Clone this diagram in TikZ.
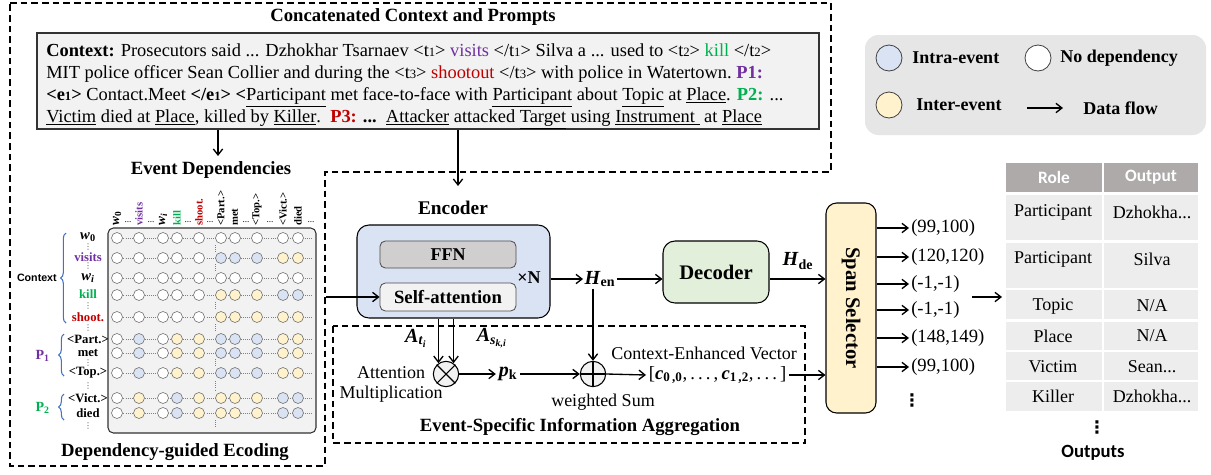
\documentclass[tikz,border=0pt]{standalone}
\usepackage{fontspec}
\setmainfont{Liberation Serif}
\newfontfamily\calib{Carlito}
\newfontfamily\arialf{Liberation Sans}
\newfontfamily\dejavu{DejaVu Sans}
\usetikzlibrary{arrows.meta,decorations.pathreplacing,calc}
\definecolor{cpurple}{HTML}{7030A0}
\definecolor{cgreen}{HTML}{00B050}
\definecolor{cred}{HTML}{C00000}
\definecolor{cbrace}{HTML}{4472C4}
\definecolor{cw}{HTML}{FFFFFF}
\definecolor{cb}{HTML}{DAE3F3}
\definecolor{cy}{HTML}{FFF2CC}
\definecolor{boxgray}{HTML}{F2F2F2}
\definecolor{leggray}{HTML}{E7E6E6}
\definecolor{ffngray}{HTML}{D0CECE}
\definecolor{encblue}{HTML}{DAE3F3}
\definecolor{decgreen}{HTML}{E2EFDA}
\definecolor{spanyel}{HTML}{FFF2CC}
\definecolor{thead}{HTML}{AEAAAA}
\definecolor{tcell}{HTML}{EDEDED}
\newcommand\fsz[1]{\fontsize{#1}{#1}\selectfont}
\newcommand\tg[2]{<#1{\fsz{9.5pt}#2}>}
\newcommand\bvar[2]{\textbf{\textit{#1}}\textsubscript{\textbf{#2}}}
\newcommand\tdots{...}
\newcommand\myvdots{{\dejavu ⋮}}
\begin{document}
\begin{tikzpicture}[x=0.75pt,y=-0.75pt,
  >={Straight Barb[length=4.5pt,width=7pt]},
  arr/.style={->,line width=1pt},
  dashbox/.style={dash pattern=on 5pt off 3pt,line width=1pt},
  dot/.style={circle,draw=black!55,line width=0.45pt,minimum size=8.25pt,inner sep=0pt},
  lgc/.style={circle,draw=black!75,line width=0.6pt,minimum size=19.5pt,inner sep=0pt},
  ttl/.style={inner sep=0pt,font=\bfseries\fsz{14pt}},
  ctxline/.style={anchor=base west,inner sep=0pt,font=\fsz{13.8pt}},
  coll/.style={rotate=90,anchor=west,inner sep=0pt,font=\bfseries\fsz{8pt}},
  rowl/.style={inner sep=0pt,font=\bfseries\fsz{9.5pt}},
  vd/.style={inner sep=0pt,font=\fsz{6pt},text=black!70},
  hd/.style={inner sep=0pt,font=\fsz{7pt}},
  brc/.style={decorate,decoration={brace,amplitude=4pt},draw=cbrace,line width=0.8pt},
  lgt/.style={anchor=west,inner sep=0pt,font=\bfseries\fsz{13.5pt}},
  outn/.style={anchor=west,inner sep=1.5pt,font=\fsz{14pt}},
  cell/.style={fill=tcell,inner sep=0pt},
  hcell/.style={fill=thead,inner sep=0pt,text=white,font=\calib\bfseries\fsz{13pt}},
  tt/.style={inner sep=0pt,font=\fsz{13.5pt}},
  opc/.style={circle,draw=black,line width=0.8pt,fill=boxgray,minimum size=19pt,inner sep=0pt}
]
\useasboundingbox (0,0) rectangle (1211,475);

% ---------- outer dashed outline ----------
\draw[dashbox] (10,3) -- (831,3) -- (831,172) -- (325,172) -- (325,466) -- (10,466) -- cycle;

% ---------- context box ----------
\node[ttl] (t1) at (413,17) {Concatenated Context and Prompts};
\node[draw=black!80,line width=0.8pt,fill=boxgray,minimum width=586.5pt,minimum height=72pt,inner sep=0pt] (ctx) at (428,81) {};
\node[ctxline] (l1) at (46,56) {\textbf{Context:} Prosecutors said ... Dzhokhar Tsarnaev \tg{t}{1} \textcolor{cpurple}{visits} \tg{/t}{1} Silva a ... used to \tg{t}{2} \textcolor{cgreen}{kill} \tg{/t}{2}};
\node[ctxline] (l2) at (46,78) {MIT police officer Sean Collier and during the \tg{t}{3} \textcolor{cred}{shootout} \tg{/t}{3} with police in Watertown.\ \textcolor{cpurple}{\textbf{P1:}}};
\node[ctxline] (l3) at (46,100) {\textbf{\tg{e}{1}} Contact.Meet \textbf{\tg{/e}{1}} \textbf{<}\underline{Participant} met face-to-face with \underline{Participant} about \underline{Topic} at \underline{Place}. \textcolor{cgreen}{\textbf{P2:}} ...};
\node[ctxline] (l4) at (46,122) {\underline{Victim} died at \underline{Place}, killed by \underline{Killer}.\ \ \textcolor{cred}{\textbf{P3:}} \textbf{...}\ \ \underline{Attacker} attacked \underline{Target} using \underline{Instrument\ } at \underline{Place}};

\coordinate (c1) at (218,156);
\coordinate (c2) at (458,186);
\draw[arr] (ctx.south -| c1) -- (c1);
\draw[arr] (ctx.south -| c2) -- (c2);

% ---------- legend ----------
\node[fill=leggray,rounded corners=10pt,minimum width=255.75pt,minimum height=75pt,inner sep=0pt] (leg) at (1035.5,85) {};
\node[lgc,fill=cb] (lg1) at (889,58) {};
\node[lgt] (lg1t) at (912,58) {Intra-event};
\node[lgc,fill=cw] (lg2) at (1038,58) {};
\node[lgt] (lg2t) at (1060,58) {No dependency};
\node[lgc,fill=cy] (lg3) at (889,105) {};
\node[lgt] (lg3t) at (916,105) {Inter-event};
\coordinate (la) at (1027,108);
\coordinate (lb) at (1063,108);
\draw[arr] (la) -- (lb);
\node[lgt] (lg4t) at (1083,108) {Data flow};

% ---------- event dependencies ----------
\node[ttl] (t2) at (211,170) {Event Dependencies};
\node[ttl] (t3) at (175,452) {Dependency-guided Ecoding};
\node[draw=black!80,line width=0.8pt,fill=boxgray,rounded corners=4pt,minimum width=156pt,minimum height=153.75pt,inner sep=0pt] (mat) at (212,330.5) {};

% column labels
\node[coll,font=\bfseries\fsz{10pt}] (cl1) at (117,226) {\textit{w}\textsubscript{0}};
\node[coll,text=cpurple] (cl2) at (139,226) {visits};
\node[coll,font=\bfseries\fsz{10pt}] (cl3) at (163,226) {\textit{w}\textsubscript{\textit{i}}};
\node[coll,text=cgreen] (cl4) at (177,226) {kill};
\node[coll,text=cred] (cl5) at (199,226) {shoot.};
\node[coll] (cl6) at (221,226) {<Part.>};
\node[coll] (cl7) at (235,226) {met};
\node[coll] (cl8) at (257,226) {<Top.>};
\node[coll] (cl9) at (283,226) {<Vict.>};
\node[coll] (cl10) at (298,226) {died};
\foreach \xx [count=\k] in {128,151,188,210,246,270,311}
  \node[hd] (hd\k) at (\xx,222) {\tdots};

% row labels
\node[rowl,font=\bfseries\fsz{11pt}] (rl1) at (88,237) {\textit{w}\textsubscript{0}};
\node[rowl,text=cpurple] (rl2) at (88,257) {visits};
\node[rowl,font=\bfseries\fsz{11pt}] (rl3) at (88,278) {\textit{w}\textsubscript{\textit{i}}};
\node[rowl,text=cgreen] (rl4) at (88,294) {kill};
\node[rowl,text=cred] (rl5) at (88,317) {shoot.};
\node[rowl] (rl6) at (88,339) {<Part.>};
\node[rowl] (rl7) at (88,353) {met};
\node[rowl] (rl8) at (88,373) {<Top.>};
\node[rowl] (rl9) at (88,398) {<Vict.>};
\node[rowl] (rl10) at (88,413) {died};
\foreach \yy [count=\k] in {247,266,306,328,363,386,426}
  \node[vd] (rv\k) at (88,\yy) {\myvdots};

% braces
\draw[brc] (66,323) -- (66,233);
\node[anchor=east,inner sep=0pt,font=\arialf\bfseries\fsz{8pt}] (bctx) at (57,278) {Context};
\draw[brc] (64,376) -- (64,334);
\node[anchor=east,inner sep=0pt,font=\bfseries\fsz{10.5pt},text=cpurple] (bp1) at (50,356) {P\textsubscript{1}};
\draw[brc] (64,420) -- (64,394);
\node[anchor=east,inner sep=0pt,font=\bfseries\fsz{10.5pt},text=cgreen] (bp2) at (50,408) {P\textsubscript{2}};

% separator
\foreach \ya/\yb in {245/252,264/272,302/310,324/332,359/367,381/391,420/428}
  \draw[densely dotted,black!50,line width=0.6pt] (215,\ya) -- (215,\yb);

% circles
\foreach \yy/\pat [count=\r] in {
 238/{cw,cw,cw,cw,cw,cw,cw,cw,cw,cw},
 258/{cw,cw,cw,cw,cw,cb,cb,cb,cy,cy},
 278/{cw,cw,cw,cw,cw,cw,cw,cw,cw,cw},
 295/{cw,cw,cw,cw,cw,cy,cy,cy,cb,cb},
 317/{cw,cw,cw,cw,cw,cy,cy,cy,cy,cy},
 339/{cw,cb,cw,cy,cy,cb,cb,cb,cy,cy},
 353/{cw,cb,cw,cy,cy,cb,cb,cb,cy,cy},
 373/{cw,cb,cw,cy,cy,cb,cb,cb,cy,cy},
 398/{cw,cy,cw,cb,cy,cy,cy,cy,cb,cb},
 413/{cw,cy,cw,cb,cy,cy,cy,cy,cb,cb}}
{
  \draw[densely dotted,black!50,line width=0.6pt] (117,\yy) -- (313,\yy);
  \foreach \cc [count=\k] in \pat {
    \pgfmathsetmacro\xx{{117,139,163,177,199,221,235,257,283,298}[\k-1]}
    \node[dot,fill=\cc] (m\r-\k) at (\xx,\yy) {};
  }
}

% ---------- encoder ----------
\node[font=\bfseries\fsz{14.5pt},inner sep=0pt] (t4) at (453,208) {Encoder};
\node[draw=black,line width=0.8pt,fill=encblue,rounded corners=9pt,minimum width=144.75pt,minimum height=69.75pt,inner sep=0pt] (enc) at (453.5,271.5) {};
\node[draw=black!70,line width=0.6pt,fill=ffngray,rounded corners=4pt,minimum width=102pt,minimum height=20.25pt,inner sep=0pt,font=\bfseries\fsz{13.5pt}] (ffn) at (448,254.5) {FFN};
\node[draw=black!70,line width=0.6pt,fill=boxgray,rounded corners=4pt,minimum width=102pt,minimum height=21pt,inner sep=0pt,font=\bfseries\fsz{14pt}] (sa) at (448,297) {Self-attention};
\node[inner sep=0pt,font=\bfseries\fsz{13.5pt}] (xn) at (529,278) {×N};
\coordinate (sin) at (326,297);
\draw[arr] (sin) -- (sa.west);

\node[inner sep=1pt,font=\fsz{15pt}] (hen) at (600,279) {\bvar{H}{en}};
\draw[arr] (hen.west -| enc.east) -- (hen.west);

% ---------- decoder & span selector ----------
\node[draw=black,line width=0.8pt,fill=decgreen,rounded corners=9pt,minimum width=79.5pt,minimum height=46.5pt,inner sep=0pt,font=\bfseries\fsz{15.5pt}] (dec) at (716,272) {Decoder};
\draw[arr] (hen.east) -- (dec.west |- hen);
\node[inner sep=0pt,font=\fsz{15pt}] (hde) at (798,261) {\bvar{H}{de}};
\node[draw=black,line width=0.8pt,fill=spanyel,rounded corners=8pt,minimum width=37.5pt,minimum height=157.5pt,inner sep=0pt] (span) at (851,308) {};
\node[rotate=-90,inner sep=0pt,font=\bfseries\fsz{15.5pt}] (spant) at (851,308) {Span Selector};
\draw[arr] (dec.east |- hen) -- (span.west |- hen);

\foreach \yy/\txt [count=\k] in {228/{(99,100)},257/{(120,120)},284/{(-1,-1)},310/{(-1,-1)},338/{(148,149)},367/{(99,100)}} {
  \node[outn] (o\k) at (909,\yy) {\txt};
  \draw[arr] (span.east |- o\k) -- (o\k.west);
}
\node[inner sep=0pt,font=\bfseries\fsz{13pt}] (ovd) at (912,400) {\myvdots};

% ---------- aggregation ----------
\draw[dashbox] (333,326) rectangle (805,443);
\node[font=\bfseries\fsz{14pt},inner sep=0pt] (t5) at (580,427) {Event-Specific Information Aggregation};
\node[opc] (ot) at (446,374) {};
\draw[line width=0.8pt] (ot.north west) -- (ot.south east) (ot.north east) -- (ot.south west);
\node[opc] (op) at (593,374) {};
\draw[line width=0.8pt] (op.north) -- (op.south) (op.west) -- (op.east);
\draw[arr] (ot.125 |- enc.south) -- (ot.125);
\draw[arr] (ot.55 |- enc.south) -- (ot.55);
\node[inner sep=0pt,font=\fsz{15pt}] (at) at (416,338) {\textbf{\textit{A}}\textsubscript{\textbf{\textit{t}}\textsubscript{\textbf{\textit{i}}}}};
\node[inner sep=0pt,font=\fsz{15pt}] (as) at (492,338) {\textbf{\textit{A}}\textsubscript{\textbf{\textit{s}}\textsubscript{\textbf{\textit{k,i}}}}};
\node[inner sep=0pt,font=\fsz{13.5pt}] (att1) at (391,373) {Attention};
\node[inner sep=0pt,font=\fsz{13.5pt}] (att2) at (391,394) {Multiplication};
\node[inner sep=2pt,font=\fsz{15pt}] (pk) at (508,374) {\bvar{p}{k}};
\draw[arr] (ot.east) -- (pk.west);
\draw[arr] (pk.east) -- (op.west);
\draw[arr] (hen.south -| op.north) -- (op.north);
\node[inner sep=0pt,font=\fsz{13.5pt}] (ws) at (603,402) {weighted Sum};
\node[inner sep=0pt,font=\fsz{13.5pt}] (cev) at (704,353) {Context-Enhanced Vector};
\node[inner sep=2pt,anchor=west,font=\fsz{14pt}] (vec) at (646,375) {[\bvar{c}{0\,,0},\,.\,.\,.\,,\,\bvar{c}{1\,,2},\,.\,.\,.\,]};
\draw[arr] (op.east) -- (vec.west);
\draw[arr] (vec.east) -- (span.west |- vec);

% ---------- table ----------
\coordinate (ta) at (972,297);
\coordinate (tb) at (1002,297);
\draw[arr] (ta) -- (tb);
\node[hcell,minimum width=72pt,minimum height=21.75pt] (h1) at (1054,177.5) {Role};
\node[hcell,minimum width=70.5pt,minimum height=21.75pt] (h2) at (1151,177.5) {Output};
\foreach \yc/\hh [count=\k] in {217.5/33.75,265.5/33.75,304.5/21.75,336/21,366/21,396.5/21.75} {
  \node[cell,minimum width=72pt,minimum height=\hh pt] (ra\k) at (1054,\yc) {};
  \node[cell,minimum width=70.5pt,minimum height=\hh pt] (rb\k) at (1151,\yc) {};
}
\foreach \yy/\ta/\tb [count=\k] in {212/Participant/Dzhokha\tdots,259/Participant/Silva,306/Topic/N\slash A,336/Place/N\slash A,367/Victim/Sean\tdots,396/Killer/Dzhokha\tdots} {
  \node[tt] (xa\k) at (1053,\yy) {\ta};
  \node[tt] (xb\k) at (1152,\yy) {\tb};
}
\node[inner sep=0pt,font=\bfseries\fsz{13pt}] (tvd) at (1097,427) {\myvdots};
\node[inner sep=0pt,font=\calib\bfseries\fsz{14pt}] (outs) at (1093,453) {Outputs};
\end{tikzpicture}
\end{document}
•••
From the first line above through the line containing "(0,0) rectangle (1211,475);", copy everything exactly, without the pictures.

Correct response:
Clone this diagram in TikZ.
\documentclass[tikz,border=0pt]{standalone}
\usepackage{fontspec}
\setmainfont{Liberation Serif}
\newfontfamily\calib{Carlito}
\newfontfamily\arialf{Liberation Sans}
\newfontfamily\dejavu{DejaVu Sans}
\usetikzlibrary{arrows.meta,decorations.pathreplacing,calc}
\definecolor{cpurple}{HTML}{7030A0}
\definecolor{cgreen}{HTML}{00B050}
\definecolor{cred}{HTML}{C00000}
\definecolor{cbrace}{HTML}{4472C4}
\definecolor{cw}{HTML}{FFFFFF}
\definecolor{cb}{HTML}{DAE3F3}
\definecolor{cy}{HTML}{FFF2CC}
\definecolor{boxgray}{HTML}{F2F2F2}
\definecolor{leggray}{HTML}{E7E6E6}
\definecolor{ffngray}{HTML}{D0CECE}
\definecolor{encblue}{HTML}{DAE3F3}
\definecolor{decgreen}{HTML}{E2EFDA}
\definecolor{spanyel}{HTML}{FFF2CC}
\definecolor{thead}{HTML}{AEAAAA}
\definecolor{tcell}{HTML}{EDEDED}
\newcommand\fsz[1]{\fontsize{#1}{#1}\selectfont}
\newcommand\tg[2]{<#1{\fsz{9.5pt}#2}>}
\newcommand\bvar[2]{\textbf{\textit{#1}}\textsubscript{\textbf{#2}}}
\newcommand\tdots{...}
\newcommand\myvdots{{\dejavu ⋮}}
\begin{document}
\begin{tikzpicture}[x=0.75pt,y=-0.75pt,
  >={Straight Barb[length=4.5pt,width=7pt]},
  arr/.style={->,line width=1pt},
  dashbox/.style={dash pattern=on 5pt off 3pt,line width=1pt},
  dot/.style={circle,draw=black!55,line width=0.45pt,minimum size=8.25pt,inner sep=0pt},
  lgc/.style={circle,draw=black!75,line width=0.6pt,minimum size=19.5pt,inner sep=0pt},
  ttl/.style={inner sep=0pt,font=\bfseries\fsz{14pt}},
  ctxline/.style={anchor=base west,inner sep=0pt,font=\fsz{13.8pt}},
  coll/.style={rotate=90,anchor=west,inner sep=0pt,font=\bfseries\fsz{8pt}},
  rowl/.style={inner sep=0pt,font=\bfseries\fsz{9.5pt}},
  vd/.style={inner sep=0pt,font=\fsz{6pt},text=black!70},
  hd/.style={inner sep=0pt,font=\fsz{7pt}},
  brc/.style={decorate,decoration={brace,amplitude=4pt},draw=cbrace,line width=0.8pt},
  lgt/.style={anchor=west,inner sep=0pt,font=\bfseries\fsz{13.5pt}},
  outn/.style={anchor=west,inner sep=1.5pt,font=\fsz{14pt}},
  cell/.style={fill=tcell,inner sep=0pt},
  hcell/.style={fill=thead,inner sep=0pt,text=white,font=\calib\bfseries\fsz{13pt}},
  tt/.style={inner sep=0pt,font=\fsz{13.5pt}},
  opc/.style={circle,draw=black,line width=0.8pt,fill=boxgray,minimum size=19pt,inner sep=0pt}
]
\useasboundingbox (0,0) rectangle (1211,475);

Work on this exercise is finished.